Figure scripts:
╭──
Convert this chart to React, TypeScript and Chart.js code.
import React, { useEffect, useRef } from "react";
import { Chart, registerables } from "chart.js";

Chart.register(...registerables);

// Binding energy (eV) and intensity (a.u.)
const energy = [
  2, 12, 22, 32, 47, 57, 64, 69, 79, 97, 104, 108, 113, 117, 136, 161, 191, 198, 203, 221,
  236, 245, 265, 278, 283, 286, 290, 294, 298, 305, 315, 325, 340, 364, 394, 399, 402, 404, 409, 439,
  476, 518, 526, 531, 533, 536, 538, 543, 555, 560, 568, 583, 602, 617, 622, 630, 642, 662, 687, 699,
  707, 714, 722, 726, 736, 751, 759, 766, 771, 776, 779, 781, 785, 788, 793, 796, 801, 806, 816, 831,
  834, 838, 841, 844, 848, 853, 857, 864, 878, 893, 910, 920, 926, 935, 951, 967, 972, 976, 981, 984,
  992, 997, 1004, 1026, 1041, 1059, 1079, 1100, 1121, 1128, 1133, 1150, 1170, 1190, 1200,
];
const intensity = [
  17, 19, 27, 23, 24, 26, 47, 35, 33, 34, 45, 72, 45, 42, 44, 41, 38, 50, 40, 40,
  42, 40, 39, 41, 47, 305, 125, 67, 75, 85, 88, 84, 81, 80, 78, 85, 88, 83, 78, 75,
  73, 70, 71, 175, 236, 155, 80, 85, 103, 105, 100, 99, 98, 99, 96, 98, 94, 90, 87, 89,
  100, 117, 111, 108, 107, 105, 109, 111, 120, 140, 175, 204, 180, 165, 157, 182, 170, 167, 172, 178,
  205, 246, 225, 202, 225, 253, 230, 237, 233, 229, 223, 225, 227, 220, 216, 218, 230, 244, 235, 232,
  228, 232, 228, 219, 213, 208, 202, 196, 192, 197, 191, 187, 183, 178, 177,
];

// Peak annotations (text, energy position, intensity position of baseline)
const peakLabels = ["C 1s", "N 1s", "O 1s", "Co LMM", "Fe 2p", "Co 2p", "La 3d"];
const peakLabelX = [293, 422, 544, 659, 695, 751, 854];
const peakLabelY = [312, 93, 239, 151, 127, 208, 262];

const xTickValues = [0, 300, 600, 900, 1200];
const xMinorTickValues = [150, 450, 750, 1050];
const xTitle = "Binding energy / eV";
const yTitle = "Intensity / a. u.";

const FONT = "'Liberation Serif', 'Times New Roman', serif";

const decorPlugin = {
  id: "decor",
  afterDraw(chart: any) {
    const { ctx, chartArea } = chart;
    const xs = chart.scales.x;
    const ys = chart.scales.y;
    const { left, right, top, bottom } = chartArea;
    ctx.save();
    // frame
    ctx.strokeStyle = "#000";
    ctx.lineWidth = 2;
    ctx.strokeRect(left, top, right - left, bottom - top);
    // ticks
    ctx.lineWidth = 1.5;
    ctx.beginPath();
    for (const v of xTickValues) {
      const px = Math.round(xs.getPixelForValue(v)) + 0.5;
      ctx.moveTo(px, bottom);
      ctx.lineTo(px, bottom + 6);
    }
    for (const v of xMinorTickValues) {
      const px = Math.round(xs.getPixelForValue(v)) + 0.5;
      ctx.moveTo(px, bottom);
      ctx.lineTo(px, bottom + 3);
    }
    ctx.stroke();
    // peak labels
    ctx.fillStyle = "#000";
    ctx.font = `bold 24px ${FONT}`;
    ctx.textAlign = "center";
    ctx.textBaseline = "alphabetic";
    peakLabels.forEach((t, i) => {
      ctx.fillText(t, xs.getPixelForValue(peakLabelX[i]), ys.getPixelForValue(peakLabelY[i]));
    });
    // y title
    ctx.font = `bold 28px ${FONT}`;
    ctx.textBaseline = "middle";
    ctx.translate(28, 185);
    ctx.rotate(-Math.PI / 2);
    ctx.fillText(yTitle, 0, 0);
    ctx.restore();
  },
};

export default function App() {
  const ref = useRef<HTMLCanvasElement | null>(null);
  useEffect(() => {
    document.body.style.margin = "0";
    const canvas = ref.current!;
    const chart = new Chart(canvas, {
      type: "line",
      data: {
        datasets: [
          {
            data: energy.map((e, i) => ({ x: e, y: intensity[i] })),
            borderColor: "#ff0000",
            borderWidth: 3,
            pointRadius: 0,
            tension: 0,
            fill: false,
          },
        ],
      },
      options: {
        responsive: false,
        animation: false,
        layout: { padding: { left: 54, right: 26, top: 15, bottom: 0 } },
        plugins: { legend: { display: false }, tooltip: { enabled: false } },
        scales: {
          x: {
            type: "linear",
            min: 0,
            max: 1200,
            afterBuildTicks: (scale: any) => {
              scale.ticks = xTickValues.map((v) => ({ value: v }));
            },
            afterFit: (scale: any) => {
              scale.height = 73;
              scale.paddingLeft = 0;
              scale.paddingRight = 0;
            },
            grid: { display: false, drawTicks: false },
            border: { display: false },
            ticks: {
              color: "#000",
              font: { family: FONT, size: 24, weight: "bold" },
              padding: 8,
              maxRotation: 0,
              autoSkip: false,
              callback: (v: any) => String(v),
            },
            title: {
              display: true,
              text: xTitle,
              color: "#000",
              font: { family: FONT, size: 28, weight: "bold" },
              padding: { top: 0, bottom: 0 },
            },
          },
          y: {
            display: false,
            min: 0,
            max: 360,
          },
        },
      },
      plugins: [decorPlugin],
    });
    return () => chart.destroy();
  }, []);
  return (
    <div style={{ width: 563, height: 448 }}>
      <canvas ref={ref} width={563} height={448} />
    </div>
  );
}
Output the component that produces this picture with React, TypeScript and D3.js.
╰──
= WORK TO BE COMPLETED =
All of the entries must be written out exactly as they stand.

= CORRECT RESULT =
Convert this chart to React, TypeScript and Chart.js code.
import React, { useEffect, useRef } from "react";
import { Chart, registerables } from "chart.js";

Chart.register(...registerables);

// Binding energy (eV) and intensity (a.u.)
const energy = [
  2, 12, 22, 32, 47, 57, 64, 69, 79, 97, 104, 108, 113, 117, 136, 161, 191, 198, 203, 221,
  236, 245, 265, 278, 283, 286, 290, 294, 298, 305, 315, 325, 340, 364, 394, 399, 402, 404, 409, 439,
  476, 518, 526, 531, 533, 536, 538, 543, 555, 560, 568, 583, 602, 617, 622, 630, 642, 662, 687, 699,
  707, 714, 722, 726, 736, 751, 759, 766, 771, 776, 779, 781, 785, 788, 793, 796, 801, 806, 816, 831,
  834, 838, 841, 844, 848, 853, 857, 864, 878, 893, 910, 920, 926, 935, 951, 967, 972, 976, 981, 984,
  992, 997, 1004, 1026, 1041, 1059, 1079, 1100, 1121, 1128, 1133, 1150, 1170, 1190, 1200,
];
const intensity = [
  17, 19, 27, 23, 24, 26, 47, 35, 33, 34, 45, 72, 45, 42, 44, 41, 38, 50, 40, 40,
  42, 40, 39, 41, 47, 305, 125, 67, 75, 85, 88, 84, 81, 80, 78, 85, 88, 83, 78, 75,
  73, 70, 71, 175, 236, 155, 80, 85, 103, 105, 100, 99, 98, 99, 96, 98, 94, 90, 87, 89,
  100, 117, 111, 108, 107, 105, 109, 111, 120, 140, 175, 204, 180, 165, 157, 182, 170, 167, 172, 178,
  205, 246, 225, 202, 225, 253, 230, 237, 233, 229, 223, 225, 227, 220, 216, 218, 230, 244, 235, 232,
  228, 232, 228, 219, 213, 208, 202, 196, 192, 197, 191, 187, 183, 178, 177,
];

// Peak annotations (text, energy position, intensity position of baseline)
const peakLabels = ["C 1s", "N 1s", "O 1s", "Co LMM", "Fe 2p", "Co 2p", "La 3d"];
const peakLabelX = [293, 422, 544, 659, 695, 751, 854];
const peakLabelY = [312, 93, 239, 151, 127, 208, 262];

const xTickValues = [0, 300, 600, 900, 1200];
const xMinorTickValues = [150, 450, 750, 1050];
const xTitle = "Binding energy / eV";
const yTitle = "Intensity / a. u.";

const FONT = "'Liberation Serif', 'Times New Roman', serif";

const decorPlugin = {
  id: "decor",
  afterDraw(chart: any) {
    const { ctx, chartArea } = chart;
    const xs = chart.scales.x;
    const ys = chart.scales.y;
    const { left, right, top, bottom } = chartArea;
    ctx.save();
    // frame
    ctx.strokeStyle = "#000";
    ctx.lineWidth = 2;
    ctx.strokeRect(left, top, right - left, bottom - top);
    // ticks
    ctx.lineWidth = 1.5;
    ctx.beginPath();
    for (const v of xTickValues) {
      const px = Math.round(xs.getPixelForValue(v)) + 0.5;
      ctx.moveTo(px, bottom);
      ctx.lineTo(px, bottom + 6);
    }
    for (const v of xMinorTickValues) {
      const px = Math.round(xs.getPixelForValue(v)) + 0.5;
      ctx.moveTo(px, bottom);
      ctx.lineTo(px, bottom + 3);
    }
    ctx.stroke();
    // peak labels
    ctx.fillStyle = "#000";
    ctx.font = `bold 24px ${FONT}`;
    ctx.textAlign = "center";
    ctx.textBaseline = "alphabetic";
    peakLabels.forEach((t, i) => {
      ctx.fillText(t, xs.getPixelForValue(peakLabelX[i]), ys.getPixelForValue(peakLabelY[i]));
    });
    // y title
    ctx.font = `bold 28px ${FONT}`;
    ctx.textBaseline = "middle";
    ctx.translate(28, 185);
    ctx.rotate(-Math.PI / 2);
    ctx.fillText(yTitle, 0, 0);
    ctx.restore();
  },
};

export default function App() {
  const ref = useRef<HTMLCanvasElement | null>(null);
  useEffect(() => {
    document.body.style.margin = "0";
    const canvas = ref.current!;
    const chart = new Chart(canvas, {
      type: "line",
      data: {
        datasets: [
          {
            data: energy.map((e, i) => ({ x: e, y: intensity[i] })),
            borderColor: "#ff0000",
            borderWidth: 3,
            pointRadius: 0,
            tension: 0,
            fill: false,
          },
        ],
      },
      options: {
        responsive: false,
        animation: false,
        layout: { padding: { left: 54, right: 26, top: 15, bottom: 0 } },
        plugins: { legend: { display: false }, tooltip: { enabled: false } },
        scales: {
          x: {
            type: "linear",
            min: 0,
            max: 1200,
            afterBuildTicks: (scale: any) => {
              scale.ticks = xTickValues.map((v) => ({ value: v }));
            },
            afterFit: (scale: any) => {
              scale.height = 73;
              scale.paddingLeft = 0;
              scale.paddingRight = 0;
            },
            grid: { display: false, drawTicks: false },
            border: { display: false },
            ticks: {
              color: "#000",
              font: { family: FONT, size: 24, weight: "bold" },
              padding: 8,
              maxRotation: 0,
              autoSkip: false,
              callback: (v: any) => String(v),
            },
            title: {
              display: true,
              text: xTitle,
              color: "#000",
              font: { family: FONT, size: 28, weight: "bold" },
              padding: { top: 0, bottom: 0 },
            },
          },
          y: {
            display: false,
            min: 0,
            max: 360,
          },
        },
      },
      plugins: [decorPlugin],
    });
    return () => chart.destroy();
  }, []);
  return (
    <div style={{ width: 563, height: 448 }}>
      <canvas ref={ref} width={563} height={448} />
    </div>
  );
}
Output the component that produces this picture with React, TypeScript and D3.js.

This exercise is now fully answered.